Accompagné de sa guitare à 12 cordes ou de son banjo à cinq cordes, il s'inspirait du répertoire traditionnel et notamment des spirituals afro-américains. C'est à partir d'eux qu'il composa "We shall overcome", l'hymne du mouvement pour l'égalité des droits.

Né le 3 mai 1919 à New York dans une famille de musiciens, il étudie la sociologie et le journalisme à Harvard, plaque tout, voyage, devient assistant aux archives de folk-song à la Bibliothèque du Congrès à Washington. Là, il fait la rencontre de sa vie: Woodie Guthrie (1912-1967) avec lequel il fonde en 1940 le groupe "The Almanac Singers". Au répertoire: chansons pacifistes au début mais engagées ensuite, en faveur de l'entrée en guerre des Etats-Unis, textes anti-capitalistes, anti-fascistes.

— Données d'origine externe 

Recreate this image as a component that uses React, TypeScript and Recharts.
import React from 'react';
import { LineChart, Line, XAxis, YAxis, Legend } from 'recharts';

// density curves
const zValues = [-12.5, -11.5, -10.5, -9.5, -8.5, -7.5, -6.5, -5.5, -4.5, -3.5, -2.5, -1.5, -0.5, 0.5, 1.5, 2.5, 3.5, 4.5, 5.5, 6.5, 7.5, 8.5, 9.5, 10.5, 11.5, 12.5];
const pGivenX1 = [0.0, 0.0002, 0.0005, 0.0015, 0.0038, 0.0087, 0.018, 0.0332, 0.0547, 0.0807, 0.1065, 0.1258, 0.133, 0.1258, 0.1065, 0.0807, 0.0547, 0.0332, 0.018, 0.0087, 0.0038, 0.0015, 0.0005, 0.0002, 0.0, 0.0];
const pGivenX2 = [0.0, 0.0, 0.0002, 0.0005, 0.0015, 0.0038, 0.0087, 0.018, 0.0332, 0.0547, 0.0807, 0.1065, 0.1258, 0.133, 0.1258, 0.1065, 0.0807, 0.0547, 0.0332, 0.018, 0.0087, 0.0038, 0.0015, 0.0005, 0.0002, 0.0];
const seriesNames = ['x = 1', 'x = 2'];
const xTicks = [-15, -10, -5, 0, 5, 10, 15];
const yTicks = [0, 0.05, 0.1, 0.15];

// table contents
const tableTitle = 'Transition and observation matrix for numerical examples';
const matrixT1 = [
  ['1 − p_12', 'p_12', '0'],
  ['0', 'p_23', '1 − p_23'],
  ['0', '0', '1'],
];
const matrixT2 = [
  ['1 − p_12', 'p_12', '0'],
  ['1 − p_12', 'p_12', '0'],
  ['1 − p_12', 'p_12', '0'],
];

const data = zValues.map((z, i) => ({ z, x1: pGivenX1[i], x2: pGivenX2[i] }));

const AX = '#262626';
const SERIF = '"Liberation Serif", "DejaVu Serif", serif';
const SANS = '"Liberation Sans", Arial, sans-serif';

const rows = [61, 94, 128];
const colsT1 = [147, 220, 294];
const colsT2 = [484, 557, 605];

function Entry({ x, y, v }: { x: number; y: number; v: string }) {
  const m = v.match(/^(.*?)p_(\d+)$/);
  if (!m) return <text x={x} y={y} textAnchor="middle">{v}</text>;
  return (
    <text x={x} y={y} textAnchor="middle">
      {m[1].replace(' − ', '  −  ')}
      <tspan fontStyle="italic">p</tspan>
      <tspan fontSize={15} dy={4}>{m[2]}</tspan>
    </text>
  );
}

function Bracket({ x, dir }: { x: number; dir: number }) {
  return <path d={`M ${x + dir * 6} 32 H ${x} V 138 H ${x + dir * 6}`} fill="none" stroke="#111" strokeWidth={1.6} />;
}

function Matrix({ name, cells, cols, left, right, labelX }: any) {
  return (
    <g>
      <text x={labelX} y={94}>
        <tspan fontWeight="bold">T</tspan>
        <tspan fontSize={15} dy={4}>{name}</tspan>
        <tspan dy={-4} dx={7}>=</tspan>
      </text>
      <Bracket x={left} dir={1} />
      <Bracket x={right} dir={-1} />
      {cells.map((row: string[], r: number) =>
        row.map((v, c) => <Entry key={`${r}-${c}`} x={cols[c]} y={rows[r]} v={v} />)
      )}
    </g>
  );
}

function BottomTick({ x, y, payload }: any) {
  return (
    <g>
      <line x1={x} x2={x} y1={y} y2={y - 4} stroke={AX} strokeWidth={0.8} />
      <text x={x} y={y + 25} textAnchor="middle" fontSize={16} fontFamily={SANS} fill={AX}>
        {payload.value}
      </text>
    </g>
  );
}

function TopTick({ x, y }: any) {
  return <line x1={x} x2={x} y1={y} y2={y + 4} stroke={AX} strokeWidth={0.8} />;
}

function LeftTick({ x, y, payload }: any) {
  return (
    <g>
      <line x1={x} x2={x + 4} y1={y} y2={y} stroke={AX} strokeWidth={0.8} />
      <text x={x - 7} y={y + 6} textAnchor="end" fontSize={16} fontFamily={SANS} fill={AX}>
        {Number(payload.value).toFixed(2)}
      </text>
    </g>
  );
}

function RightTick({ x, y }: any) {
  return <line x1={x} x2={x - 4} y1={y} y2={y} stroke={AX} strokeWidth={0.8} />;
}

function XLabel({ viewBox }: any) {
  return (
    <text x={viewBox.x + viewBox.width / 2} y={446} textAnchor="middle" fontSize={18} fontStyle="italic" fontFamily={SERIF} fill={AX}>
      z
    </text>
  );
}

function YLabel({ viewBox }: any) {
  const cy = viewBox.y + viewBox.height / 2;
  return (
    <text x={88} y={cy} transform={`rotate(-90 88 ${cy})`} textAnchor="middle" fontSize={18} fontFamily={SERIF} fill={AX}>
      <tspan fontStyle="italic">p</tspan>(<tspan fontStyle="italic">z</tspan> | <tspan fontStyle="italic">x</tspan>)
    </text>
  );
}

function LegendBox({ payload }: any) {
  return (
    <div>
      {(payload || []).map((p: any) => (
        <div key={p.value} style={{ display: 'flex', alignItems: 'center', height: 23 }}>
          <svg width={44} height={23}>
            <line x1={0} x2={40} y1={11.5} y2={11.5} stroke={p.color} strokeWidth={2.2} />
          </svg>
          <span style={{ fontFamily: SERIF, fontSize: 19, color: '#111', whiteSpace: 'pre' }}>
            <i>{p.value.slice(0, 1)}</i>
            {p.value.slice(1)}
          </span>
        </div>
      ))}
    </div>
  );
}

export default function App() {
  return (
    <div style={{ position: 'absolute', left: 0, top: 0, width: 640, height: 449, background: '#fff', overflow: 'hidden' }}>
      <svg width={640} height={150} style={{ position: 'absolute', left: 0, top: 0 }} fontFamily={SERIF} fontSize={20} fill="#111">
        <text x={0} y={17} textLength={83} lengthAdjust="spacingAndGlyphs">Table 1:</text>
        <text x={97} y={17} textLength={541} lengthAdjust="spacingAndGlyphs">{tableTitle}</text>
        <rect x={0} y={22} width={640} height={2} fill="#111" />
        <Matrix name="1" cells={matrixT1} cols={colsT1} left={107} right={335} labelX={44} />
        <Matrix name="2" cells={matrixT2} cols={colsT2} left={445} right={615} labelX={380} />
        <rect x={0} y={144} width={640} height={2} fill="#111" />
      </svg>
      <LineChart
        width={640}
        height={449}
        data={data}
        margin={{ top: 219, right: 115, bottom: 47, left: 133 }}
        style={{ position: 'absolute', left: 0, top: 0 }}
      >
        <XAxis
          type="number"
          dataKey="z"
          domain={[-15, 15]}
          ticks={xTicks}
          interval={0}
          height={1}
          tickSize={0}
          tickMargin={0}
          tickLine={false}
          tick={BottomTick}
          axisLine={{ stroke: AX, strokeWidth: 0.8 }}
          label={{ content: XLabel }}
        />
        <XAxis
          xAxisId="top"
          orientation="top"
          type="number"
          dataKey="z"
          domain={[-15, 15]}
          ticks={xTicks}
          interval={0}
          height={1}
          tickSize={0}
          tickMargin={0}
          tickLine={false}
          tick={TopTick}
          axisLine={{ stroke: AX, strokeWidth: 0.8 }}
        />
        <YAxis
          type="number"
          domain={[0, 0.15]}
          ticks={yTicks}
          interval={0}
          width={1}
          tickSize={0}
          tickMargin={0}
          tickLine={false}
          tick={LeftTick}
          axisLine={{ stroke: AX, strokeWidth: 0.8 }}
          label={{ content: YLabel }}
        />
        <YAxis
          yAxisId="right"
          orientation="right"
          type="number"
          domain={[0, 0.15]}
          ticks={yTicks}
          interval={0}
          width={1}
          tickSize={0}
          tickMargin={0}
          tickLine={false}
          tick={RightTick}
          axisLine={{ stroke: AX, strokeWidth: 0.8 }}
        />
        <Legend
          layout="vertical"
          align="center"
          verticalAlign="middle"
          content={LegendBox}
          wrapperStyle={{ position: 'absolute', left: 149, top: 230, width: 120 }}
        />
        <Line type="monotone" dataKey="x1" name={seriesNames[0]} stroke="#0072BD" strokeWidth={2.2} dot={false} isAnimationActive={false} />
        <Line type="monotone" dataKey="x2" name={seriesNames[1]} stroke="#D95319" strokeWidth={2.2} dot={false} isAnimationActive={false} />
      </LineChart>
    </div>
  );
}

Le groupe ne dure pas longtemps et est remplacé par The Weavers. Pete Seeger, silhouette mince, voix claire, et ses copains jouent lors de meetings ouvriers. Remarqués, ils se produisent au célèbre "Village Vanguard" de New York. "Goodnight, Irene" reste 13 semaines en tête du hit-parade.

Durant le maccarthysme, Pete Seeger est poursuivi en justice pour avoir refusé de témoigner devant le Congrès au sujet de son appartenance, depuis 1940, au Parti communiste. Il est condamné à un an mais sa peine est annulée en appel.

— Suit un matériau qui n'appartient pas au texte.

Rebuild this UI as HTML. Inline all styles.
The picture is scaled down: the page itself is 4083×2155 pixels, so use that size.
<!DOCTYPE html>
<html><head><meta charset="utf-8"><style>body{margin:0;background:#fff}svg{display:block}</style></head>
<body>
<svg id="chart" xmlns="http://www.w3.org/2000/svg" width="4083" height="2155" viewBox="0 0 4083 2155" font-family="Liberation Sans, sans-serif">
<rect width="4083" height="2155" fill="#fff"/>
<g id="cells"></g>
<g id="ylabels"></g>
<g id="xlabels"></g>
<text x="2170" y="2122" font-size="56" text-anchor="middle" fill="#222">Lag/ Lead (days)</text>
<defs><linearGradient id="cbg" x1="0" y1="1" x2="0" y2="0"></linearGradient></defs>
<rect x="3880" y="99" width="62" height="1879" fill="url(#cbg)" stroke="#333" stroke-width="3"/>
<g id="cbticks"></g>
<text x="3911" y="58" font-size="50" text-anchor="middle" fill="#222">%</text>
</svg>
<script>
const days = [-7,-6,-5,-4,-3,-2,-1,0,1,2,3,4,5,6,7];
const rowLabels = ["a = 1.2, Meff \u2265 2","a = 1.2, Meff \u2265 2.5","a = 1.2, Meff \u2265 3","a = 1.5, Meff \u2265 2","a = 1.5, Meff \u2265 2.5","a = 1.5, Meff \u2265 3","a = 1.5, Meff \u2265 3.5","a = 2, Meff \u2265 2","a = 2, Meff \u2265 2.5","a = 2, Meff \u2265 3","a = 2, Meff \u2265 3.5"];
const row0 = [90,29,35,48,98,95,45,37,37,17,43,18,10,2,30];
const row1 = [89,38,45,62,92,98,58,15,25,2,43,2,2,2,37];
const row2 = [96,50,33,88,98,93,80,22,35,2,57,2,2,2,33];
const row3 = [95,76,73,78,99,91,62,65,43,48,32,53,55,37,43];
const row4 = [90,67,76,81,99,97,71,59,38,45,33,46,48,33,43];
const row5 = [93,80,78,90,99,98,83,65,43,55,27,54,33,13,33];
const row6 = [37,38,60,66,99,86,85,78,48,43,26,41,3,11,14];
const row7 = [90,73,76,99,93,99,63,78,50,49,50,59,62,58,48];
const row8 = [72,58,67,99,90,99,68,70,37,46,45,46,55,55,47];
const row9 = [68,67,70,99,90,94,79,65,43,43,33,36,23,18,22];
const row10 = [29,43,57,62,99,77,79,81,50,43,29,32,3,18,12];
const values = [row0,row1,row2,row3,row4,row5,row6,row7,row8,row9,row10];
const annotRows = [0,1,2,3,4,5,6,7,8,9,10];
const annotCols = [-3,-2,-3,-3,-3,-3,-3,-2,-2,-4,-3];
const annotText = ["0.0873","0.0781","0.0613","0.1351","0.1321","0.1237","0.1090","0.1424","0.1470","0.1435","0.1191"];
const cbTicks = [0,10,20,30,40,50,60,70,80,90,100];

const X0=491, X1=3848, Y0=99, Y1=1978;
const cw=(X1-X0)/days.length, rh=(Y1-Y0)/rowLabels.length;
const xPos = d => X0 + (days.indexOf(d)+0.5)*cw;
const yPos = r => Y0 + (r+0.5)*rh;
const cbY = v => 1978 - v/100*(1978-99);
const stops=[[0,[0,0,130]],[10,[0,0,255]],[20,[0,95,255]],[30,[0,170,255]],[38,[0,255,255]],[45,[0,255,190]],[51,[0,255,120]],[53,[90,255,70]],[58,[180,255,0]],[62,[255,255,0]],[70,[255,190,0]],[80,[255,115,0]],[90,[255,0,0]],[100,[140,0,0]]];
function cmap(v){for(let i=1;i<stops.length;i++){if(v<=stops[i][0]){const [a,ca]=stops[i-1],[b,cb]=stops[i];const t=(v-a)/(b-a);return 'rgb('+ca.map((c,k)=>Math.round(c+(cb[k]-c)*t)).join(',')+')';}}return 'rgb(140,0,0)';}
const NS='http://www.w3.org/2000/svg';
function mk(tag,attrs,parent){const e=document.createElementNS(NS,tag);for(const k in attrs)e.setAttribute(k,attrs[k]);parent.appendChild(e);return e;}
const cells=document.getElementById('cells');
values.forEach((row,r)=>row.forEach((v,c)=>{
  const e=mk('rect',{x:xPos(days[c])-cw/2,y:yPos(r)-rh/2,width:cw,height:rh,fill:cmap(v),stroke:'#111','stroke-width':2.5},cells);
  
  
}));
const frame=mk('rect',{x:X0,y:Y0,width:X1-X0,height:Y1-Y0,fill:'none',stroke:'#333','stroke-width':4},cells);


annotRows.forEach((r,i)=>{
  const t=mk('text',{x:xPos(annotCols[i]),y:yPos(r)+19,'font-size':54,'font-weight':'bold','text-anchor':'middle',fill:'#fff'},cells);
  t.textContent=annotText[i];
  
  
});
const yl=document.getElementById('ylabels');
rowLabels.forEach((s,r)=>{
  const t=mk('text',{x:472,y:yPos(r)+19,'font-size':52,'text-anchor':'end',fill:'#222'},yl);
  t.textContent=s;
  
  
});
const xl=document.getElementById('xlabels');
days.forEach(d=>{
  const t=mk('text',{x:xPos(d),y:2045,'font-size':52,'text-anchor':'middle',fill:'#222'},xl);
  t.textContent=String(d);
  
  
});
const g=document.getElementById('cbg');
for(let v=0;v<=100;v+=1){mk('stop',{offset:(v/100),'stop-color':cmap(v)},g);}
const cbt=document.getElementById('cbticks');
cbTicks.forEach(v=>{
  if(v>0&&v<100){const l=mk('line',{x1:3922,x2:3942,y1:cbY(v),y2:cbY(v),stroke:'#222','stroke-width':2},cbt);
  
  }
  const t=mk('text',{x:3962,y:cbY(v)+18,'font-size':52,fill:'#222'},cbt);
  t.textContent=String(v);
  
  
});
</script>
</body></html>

Il entreprend ensuite une carrière solo à travers les Etats-Unis, devenant une icône sur les campus où, dans les années 60, les jeunes générations se réapproprient la folk-song. Il se lie d'amitié avec Martin Luther King.

En 1965, au Festival de Newport (Rhode Island, nord-est), dont il fut l'un des fondateurs, il est furieux de voir Bob Dylan brancher sa guitare sur un amplificateur pour interpréter "Like a rolling stone", prenant ainsi son tournant rock sous les huées des amateurs de folk. En 1969, il contribue à construire un voilier appelé "The Clearwater" afin de servir comme "école flottante" en faveur du nettoyage des eaux de l'Hudson. En 2009, il entonne sur scène le célèbre "This land is our land" lors du concert inaugural à Washington du premier mandat de Barack Obama.

"Les chansons ne sauveront pas la planète. Les livres et les discours non plus! Mais elles peuvent franchir les frontières". Dans d'autres interviews, le vieux gauchiste au crâne dégarni et à la barbe blanche se montrait plus optimiste et croyait dans le pouvoir des chansons et de la culture pour changer le monde.